【解説】ビジネスパーソンが学ぶべき、「#KuToo運動」の本質

2020/2/26
受付係や営業職、サービス業などに就く女性はヒール靴を履き、足が痛くても我慢するもの──。そんなこれまでの価値観にあらがう動きが、世界中で広がっている。
2015年にはフランスやイギリスで、女性の服装規定や慣例への抗議運動が活発化。
フィリピンでは2017年に、1インチ(2.5cm)以上のヒール靴を強制してはならないという行政命令が出された。
(出所:労働政策研究・研修機構 内藤忍氏発表資料からNewsPicksで作成)
そしてその波は、日本でも広がり始めている。
日本での抗議運動は「#KuToo(クートゥー)」と呼ばれ、次第に複数の大企業が、女性のスニーカーでの勤務を認めるようになった。
#KuTooは、「靴」と「苦痛」という言葉に加えて、性差別に遭った経験をSNSで語る際に用いられてきた「#MeToo」が掛け合わされた造語だ。
2019年にはユーキャンの「新語・流行語大賞」トップ10にノミネートされた。
その運動の中心に立つ石川優実氏は、英BBCの「世界で最も影響力のある女性100人」にも選ばれている。
なぜ、#KuTooは影響を持つ運動になったのか。
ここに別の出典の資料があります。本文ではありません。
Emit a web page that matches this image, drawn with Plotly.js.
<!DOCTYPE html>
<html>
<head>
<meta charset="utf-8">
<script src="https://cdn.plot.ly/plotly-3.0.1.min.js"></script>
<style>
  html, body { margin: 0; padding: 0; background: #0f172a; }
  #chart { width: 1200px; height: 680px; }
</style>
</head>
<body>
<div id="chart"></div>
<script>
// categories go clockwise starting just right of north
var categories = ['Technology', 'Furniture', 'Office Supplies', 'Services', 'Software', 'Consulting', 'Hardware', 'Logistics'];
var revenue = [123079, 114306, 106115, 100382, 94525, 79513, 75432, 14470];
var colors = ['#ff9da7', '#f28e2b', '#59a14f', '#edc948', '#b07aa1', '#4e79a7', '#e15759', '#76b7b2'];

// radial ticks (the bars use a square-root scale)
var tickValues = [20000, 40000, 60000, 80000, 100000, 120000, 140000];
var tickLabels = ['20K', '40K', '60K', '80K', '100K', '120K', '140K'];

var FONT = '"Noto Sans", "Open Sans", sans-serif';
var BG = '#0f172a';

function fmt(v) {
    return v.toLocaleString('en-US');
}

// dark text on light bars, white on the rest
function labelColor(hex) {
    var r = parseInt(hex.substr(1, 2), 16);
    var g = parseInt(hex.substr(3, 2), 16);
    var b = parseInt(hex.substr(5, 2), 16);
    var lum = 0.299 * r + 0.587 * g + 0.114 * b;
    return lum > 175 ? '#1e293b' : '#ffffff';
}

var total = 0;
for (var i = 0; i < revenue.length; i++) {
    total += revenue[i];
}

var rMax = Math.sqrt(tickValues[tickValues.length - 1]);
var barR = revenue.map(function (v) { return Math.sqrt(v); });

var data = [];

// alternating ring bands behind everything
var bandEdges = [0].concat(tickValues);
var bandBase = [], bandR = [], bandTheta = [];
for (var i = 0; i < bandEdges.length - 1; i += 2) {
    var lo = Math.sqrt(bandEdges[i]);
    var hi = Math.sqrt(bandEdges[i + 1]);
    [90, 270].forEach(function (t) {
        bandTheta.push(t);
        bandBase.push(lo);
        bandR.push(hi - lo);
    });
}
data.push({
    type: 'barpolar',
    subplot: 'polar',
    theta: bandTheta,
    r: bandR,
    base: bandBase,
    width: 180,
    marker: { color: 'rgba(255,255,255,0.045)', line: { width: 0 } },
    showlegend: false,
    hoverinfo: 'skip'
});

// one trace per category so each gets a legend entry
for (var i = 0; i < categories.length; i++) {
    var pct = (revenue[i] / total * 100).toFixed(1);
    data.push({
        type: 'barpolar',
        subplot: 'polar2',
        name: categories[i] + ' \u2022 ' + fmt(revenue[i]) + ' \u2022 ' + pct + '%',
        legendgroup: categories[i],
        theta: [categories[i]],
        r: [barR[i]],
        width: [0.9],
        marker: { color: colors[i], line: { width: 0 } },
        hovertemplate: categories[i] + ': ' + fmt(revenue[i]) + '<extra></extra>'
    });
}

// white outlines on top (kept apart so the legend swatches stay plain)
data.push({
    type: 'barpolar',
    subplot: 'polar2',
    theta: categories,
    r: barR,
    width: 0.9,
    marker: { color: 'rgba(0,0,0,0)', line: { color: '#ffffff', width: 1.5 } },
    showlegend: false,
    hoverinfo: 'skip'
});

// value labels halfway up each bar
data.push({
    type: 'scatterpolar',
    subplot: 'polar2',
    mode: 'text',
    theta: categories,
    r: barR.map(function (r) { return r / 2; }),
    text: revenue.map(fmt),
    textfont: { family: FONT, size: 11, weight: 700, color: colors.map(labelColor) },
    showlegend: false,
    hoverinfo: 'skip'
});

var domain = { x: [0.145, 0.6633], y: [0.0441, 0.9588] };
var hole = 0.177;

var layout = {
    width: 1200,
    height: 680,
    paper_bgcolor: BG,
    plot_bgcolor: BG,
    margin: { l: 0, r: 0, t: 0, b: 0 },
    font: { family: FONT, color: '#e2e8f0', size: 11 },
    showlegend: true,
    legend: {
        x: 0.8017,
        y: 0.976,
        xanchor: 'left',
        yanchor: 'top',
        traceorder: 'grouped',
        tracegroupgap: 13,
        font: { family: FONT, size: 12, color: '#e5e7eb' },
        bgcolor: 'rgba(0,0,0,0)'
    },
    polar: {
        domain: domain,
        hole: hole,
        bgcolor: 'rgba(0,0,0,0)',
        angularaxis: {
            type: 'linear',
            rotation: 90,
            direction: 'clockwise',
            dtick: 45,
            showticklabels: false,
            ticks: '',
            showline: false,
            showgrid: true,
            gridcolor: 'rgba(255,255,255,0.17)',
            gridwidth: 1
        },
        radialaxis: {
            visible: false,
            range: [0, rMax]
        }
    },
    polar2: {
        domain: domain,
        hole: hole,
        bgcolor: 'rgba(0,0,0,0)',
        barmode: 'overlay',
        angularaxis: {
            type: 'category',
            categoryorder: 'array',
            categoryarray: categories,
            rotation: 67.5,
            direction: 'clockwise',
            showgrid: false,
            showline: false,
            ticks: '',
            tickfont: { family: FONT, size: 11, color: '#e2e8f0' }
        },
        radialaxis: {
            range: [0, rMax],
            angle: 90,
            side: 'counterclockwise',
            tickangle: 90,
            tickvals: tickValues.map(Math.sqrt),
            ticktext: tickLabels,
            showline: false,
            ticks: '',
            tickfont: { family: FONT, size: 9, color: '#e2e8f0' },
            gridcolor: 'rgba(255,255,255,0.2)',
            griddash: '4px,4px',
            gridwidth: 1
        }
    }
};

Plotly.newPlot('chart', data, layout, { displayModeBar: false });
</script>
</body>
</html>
こうした運動が起こる背景には何があるのか。石川氏による寄稿をお届けする。
石川優実(いしかわ・ゆみ)/グラビア女優、ライター、フェミニスト
1987年生まれ。2004年に芸能活動を始める。2017年末に芸能界で経験した性暴力を公表。以来、ジェンダー平等のために活動する。2019年に「#KuToo」運動を展開。

きっかけは1つの「ツイート」

#KuTooをひと言で表すと、「職場で女性にヒールが義務付けられたり、マナーとされたりすることを差別とし、異を唱える運動」です。
決して、ヒールを否定する運動ではありません。あくまでも、「職場で強制される」ことに抗議しています。
日本では、サービス業界を中心に女性従業員に対してヒールを義務付けている企業は、数多くあります。
そもそも私が#KuToo運動を始めたのも、葬儀場のアルバイトでの出来事がきっかけでした。
その職場の服装規定には、女性の靴について「黒のパンプス。ヒールは5cmから7cmを目安に」と書かれていました。